- Goal
Copy each line below exactly and leave the pictures out.

+ + + + +

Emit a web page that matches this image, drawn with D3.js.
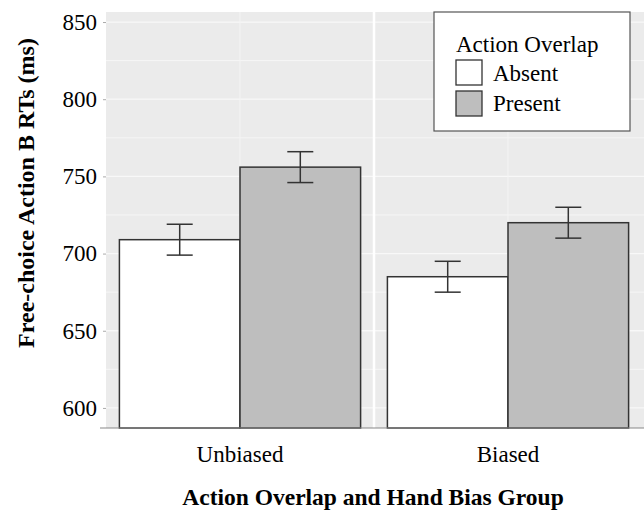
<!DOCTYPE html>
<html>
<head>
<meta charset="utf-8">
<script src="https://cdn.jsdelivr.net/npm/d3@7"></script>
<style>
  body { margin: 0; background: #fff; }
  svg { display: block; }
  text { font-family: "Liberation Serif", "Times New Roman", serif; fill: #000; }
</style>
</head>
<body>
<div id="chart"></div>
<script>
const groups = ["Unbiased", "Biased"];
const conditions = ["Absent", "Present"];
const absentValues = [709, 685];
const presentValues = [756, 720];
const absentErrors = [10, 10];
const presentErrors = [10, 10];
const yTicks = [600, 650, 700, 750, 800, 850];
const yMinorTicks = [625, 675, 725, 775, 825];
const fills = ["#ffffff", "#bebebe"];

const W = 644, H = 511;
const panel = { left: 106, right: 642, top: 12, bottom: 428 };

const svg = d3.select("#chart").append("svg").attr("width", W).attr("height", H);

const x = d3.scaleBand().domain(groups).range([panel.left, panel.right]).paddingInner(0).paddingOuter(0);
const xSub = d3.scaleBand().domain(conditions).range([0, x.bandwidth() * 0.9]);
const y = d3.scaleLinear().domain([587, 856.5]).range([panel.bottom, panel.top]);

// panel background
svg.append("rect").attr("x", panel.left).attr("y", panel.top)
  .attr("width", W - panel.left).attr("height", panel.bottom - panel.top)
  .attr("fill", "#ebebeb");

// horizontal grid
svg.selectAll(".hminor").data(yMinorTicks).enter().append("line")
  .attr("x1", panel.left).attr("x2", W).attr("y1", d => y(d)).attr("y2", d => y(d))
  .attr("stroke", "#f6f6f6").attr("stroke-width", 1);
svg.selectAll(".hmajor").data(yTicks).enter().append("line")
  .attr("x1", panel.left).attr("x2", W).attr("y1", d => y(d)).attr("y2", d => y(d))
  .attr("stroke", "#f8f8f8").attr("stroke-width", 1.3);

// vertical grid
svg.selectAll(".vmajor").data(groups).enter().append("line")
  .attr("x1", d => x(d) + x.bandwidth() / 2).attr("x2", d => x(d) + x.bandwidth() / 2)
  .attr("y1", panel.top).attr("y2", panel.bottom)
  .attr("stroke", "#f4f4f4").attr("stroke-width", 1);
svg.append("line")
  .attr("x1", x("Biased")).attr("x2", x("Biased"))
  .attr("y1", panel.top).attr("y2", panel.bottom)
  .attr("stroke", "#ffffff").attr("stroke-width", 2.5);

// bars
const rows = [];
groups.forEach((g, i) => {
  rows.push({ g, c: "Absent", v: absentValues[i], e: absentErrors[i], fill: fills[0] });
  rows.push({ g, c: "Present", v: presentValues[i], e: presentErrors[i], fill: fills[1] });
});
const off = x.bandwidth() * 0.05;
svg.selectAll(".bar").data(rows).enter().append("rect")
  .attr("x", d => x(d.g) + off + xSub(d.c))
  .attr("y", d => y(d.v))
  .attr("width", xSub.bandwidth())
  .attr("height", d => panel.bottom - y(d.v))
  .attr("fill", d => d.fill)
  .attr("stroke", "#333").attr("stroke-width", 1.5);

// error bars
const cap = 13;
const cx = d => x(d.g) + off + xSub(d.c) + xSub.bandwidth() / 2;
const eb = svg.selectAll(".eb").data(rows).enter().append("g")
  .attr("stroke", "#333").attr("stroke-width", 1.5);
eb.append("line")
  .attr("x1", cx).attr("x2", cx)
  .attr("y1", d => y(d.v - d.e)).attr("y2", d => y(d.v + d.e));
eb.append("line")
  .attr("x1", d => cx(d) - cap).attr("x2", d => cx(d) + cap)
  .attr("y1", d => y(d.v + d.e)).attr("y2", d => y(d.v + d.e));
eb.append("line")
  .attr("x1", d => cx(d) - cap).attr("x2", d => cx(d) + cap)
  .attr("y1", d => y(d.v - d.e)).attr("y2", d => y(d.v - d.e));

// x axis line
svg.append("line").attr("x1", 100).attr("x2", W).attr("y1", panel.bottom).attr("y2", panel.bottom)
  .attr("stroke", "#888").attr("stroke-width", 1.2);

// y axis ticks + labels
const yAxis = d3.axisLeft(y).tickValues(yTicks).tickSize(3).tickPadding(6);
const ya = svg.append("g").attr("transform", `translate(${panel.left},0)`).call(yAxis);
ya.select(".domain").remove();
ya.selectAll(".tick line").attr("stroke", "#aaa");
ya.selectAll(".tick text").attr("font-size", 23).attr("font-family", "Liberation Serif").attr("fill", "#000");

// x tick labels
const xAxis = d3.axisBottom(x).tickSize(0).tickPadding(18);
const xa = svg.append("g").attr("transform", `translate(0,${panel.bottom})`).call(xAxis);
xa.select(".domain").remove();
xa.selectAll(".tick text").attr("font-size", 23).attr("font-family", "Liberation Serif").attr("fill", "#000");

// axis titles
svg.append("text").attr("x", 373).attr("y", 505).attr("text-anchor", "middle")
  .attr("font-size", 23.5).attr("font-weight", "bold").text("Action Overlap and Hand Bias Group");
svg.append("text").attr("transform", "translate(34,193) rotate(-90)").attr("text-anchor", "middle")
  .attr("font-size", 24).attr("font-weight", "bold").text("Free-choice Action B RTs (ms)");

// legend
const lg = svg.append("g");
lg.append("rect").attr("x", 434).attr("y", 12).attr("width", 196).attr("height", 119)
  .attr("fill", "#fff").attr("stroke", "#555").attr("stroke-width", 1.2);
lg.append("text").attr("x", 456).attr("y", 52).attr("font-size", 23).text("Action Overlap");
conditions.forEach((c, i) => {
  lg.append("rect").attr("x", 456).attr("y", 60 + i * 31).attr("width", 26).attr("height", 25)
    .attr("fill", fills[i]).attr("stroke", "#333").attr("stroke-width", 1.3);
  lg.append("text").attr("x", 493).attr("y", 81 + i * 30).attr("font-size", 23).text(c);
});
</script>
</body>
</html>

+ + + + +

- Result
Emit a web page that matches this image, drawn with D3.js.
<!DOCTYPE html>
<html>
<head>
<meta charset="utf-8">
<script src="https://cdn.jsdelivr.net/npm/d3@7"></script>
<style>
  body { margin: 0; background: #fff; }
  svg { display: block; }
  text { font-family: "Liberation Serif", "Times New Roman", serif; fill: #000; }
</style>
</head>
<body>
<div id="chart"></div>
<script>
const groups = ["Unbiased", "Biased"];
const conditions = ["Absent", "Present"];
const absentValues = [709, 685];
const presentValues = [756, 720];
const absentErrors = [10, 10];
const presentErrors = [10, 10];
const yTicks = [600, 650, 700, 750, 800, 850];
const yMinorTicks = [625, 675, 725, 775, 825];
const fills = ["#ffffff", "#bebebe"];

const W = 644, H = 511;
const panel = { left: 106, right: 642, top: 12, bottom: 428 };

const svg = d3.select("#chart").append("svg").attr("width", W).attr("height", H);

const x = d3.scaleBand().domain(groups).range([panel.left, panel.right]).paddingInner(0).paddingOuter(0);
const xSub = d3.scaleBand().domain(conditions).range([0, x.bandwidth() * 0.9]);
const y = d3.scaleLinear().domain([587, 856.5]).range([panel.bottom, panel.top]);

// panel background
svg.append("rect").attr("x", panel.left).attr("y", panel.top)
  .attr("width", W - panel.left).attr("height", panel.bottom - panel.top)
  .attr("fill", "#ebebeb");

// horizontal grid
svg.selectAll(".hminor").data(yMinorTicks).enter().append("line")
  .attr("x1", panel.left).attr("x2", W).attr("y1", d => y(d)).attr("y2", d => y(d))
  .attr("stroke", "#f6f6f6").attr("stroke-width", 1);
svg.selectAll(".hmajor").data(yTicks).enter().append("line")
  .attr("x1", panel.left).attr("x2", W).attr("y1", d => y(d)).attr("y2", d => y(d))
  .attr("stroke", "#f8f8f8").attr("stroke-width", 1.3);

// vertical grid
svg.selectAll(".vmajor").data(groups).enter().append("line")
  .attr("x1", d => x(d) + x.bandwidth() / 2).attr("x2", d => x(d) + x.bandwidth() / 2)
  .attr("y1", panel.top).attr("y2", panel.bottom)
  .attr("stroke", "#f4f4f4").attr("stroke-width", 1);
svg.append("line")
  .attr("x1", x("Biased")).attr("x2", x("Biased"))
  .attr("y1", panel.top).attr("y2", panel.bottom)
  .attr("stroke", "#ffffff").attr("stroke-width", 2.5);

// bars
const rows = [];
groups.forEach((g, i) => {
  rows.push({ g, c: "Absent", v: absentValues[i], e: absentErrors[i], fill: fills[0] });
  rows.push({ g, c: "Present", v: presentValues[i], e: presentErrors[i], fill: fills[1] });
});
const off = x.bandwidth() * 0.05;
svg.selectAll(".bar").data(rows).enter().append("rect")
  .attr("x", d => x(d.g) + off + xSub(d.c))
  .attr("y", d => y(d.v))
  .attr("width", xSub.bandwidth())
  .attr("height", d => panel.bottom - y(d.v))
  .attr("fill", d => d.fill)
  .attr("stroke", "#333").attr("stroke-width", 1.5);

// error bars
const cap = 13;
const cx = d => x(d.g) + off + xSub(d.c) + xSub.bandwidth() / 2;
const eb = svg.selectAll(".eb").data(rows).enter().append("g")
  .attr("stroke", "#333").attr("stroke-width", 1.5);
eb.append("line")
  .attr("x1", cx).attr("x2", cx)
  .attr("y1", d => y(d.v - d.e)).attr("y2", d => y(d.v + d.e));
eb.append("line")
  .attr("x1", d => cx(d) - cap).attr("x2", d => cx(d) + cap)
  .attr("y1", d => y(d.v + d.e)).attr("y2", d => y(d.v + d.e));
eb.append("line")
  .attr("x1", d => cx(d) - cap).attr("x2", d => cx(d) + cap)
  .attr("y1", d => y(d.v - d.e)).attr("y2", d => y(d.v - d.e));

// x axis line
svg.append("line").attr("x1", 100).attr("x2", W).attr("y1", panel.bottom).attr("y2", panel.bottom)
  .attr("stroke", "#888").attr("stroke-width", 1.2);

// y axis ticks + labels
const yAxis = d3.axisLeft(y).tickValues(yTicks).tickSize(3).tickPadding(6);
const ya = svg.append("g").attr("transform", `translate(${panel.left},0)`).call(yAxis);
ya.select(".domain").remove();
ya.selectAll(".tick line").attr("stroke", "#aaa");
ya.selectAll(".tick text").attr("font-size", 23).attr("font-family", "Liberation Serif").attr("fill", "#000");

// x tick labels
const xAxis = d3.axisBottom(x).tickSize(0).tickPadding(18);
const xa = svg.append("g").attr("transform", `translate(0,${panel.bottom})`).call(xAxis);
xa.select(".domain").remove();
xa.selectAll(".tick text").attr("font-size", 23).attr("font-family", "Liberation Serif").attr("fill", "#000");

// axis titles
svg.append("text").attr("x", 373).attr("y", 505).attr("text-anchor", "middle")
  .attr("font-size", 23.5).attr("font-weight", "bold").text("Action Overlap and Hand Bias Group");
svg.append("text").attr("transform", "translate(34,193) rotate(-90)").attr("text-anchor", "middle")
  .attr("font-size", 24).attr("font-weight", "bold").text("Free-choice Action B RTs (ms)");

// legend
const lg = svg.append("g");
lg.append("rect").attr("x", 434).attr("y", 12).attr("width", 196).attr("height", 119)
  .attr("fill", "#fff").attr("stroke", "#555").attr("stroke-width", 1.2);
lg.append("text").attr("x", 456).attr("y", 52).attr("font-size", 23).text("Action Overlap");
conditions.forEach((c, i) => {
  lg.append("rect").attr("x", 456).attr("y", 60 + i * 31).attr("width", 26).attr("height", 25)
    .attr("fill", fills[i]).attr("stroke", "#333").attr("stroke-width", 1.3);
  lg.append("text").attr("x", 493).attr("y", 81 + i * 30).attr("font-size", 23).text(c);
});
</script>
</body>
</html>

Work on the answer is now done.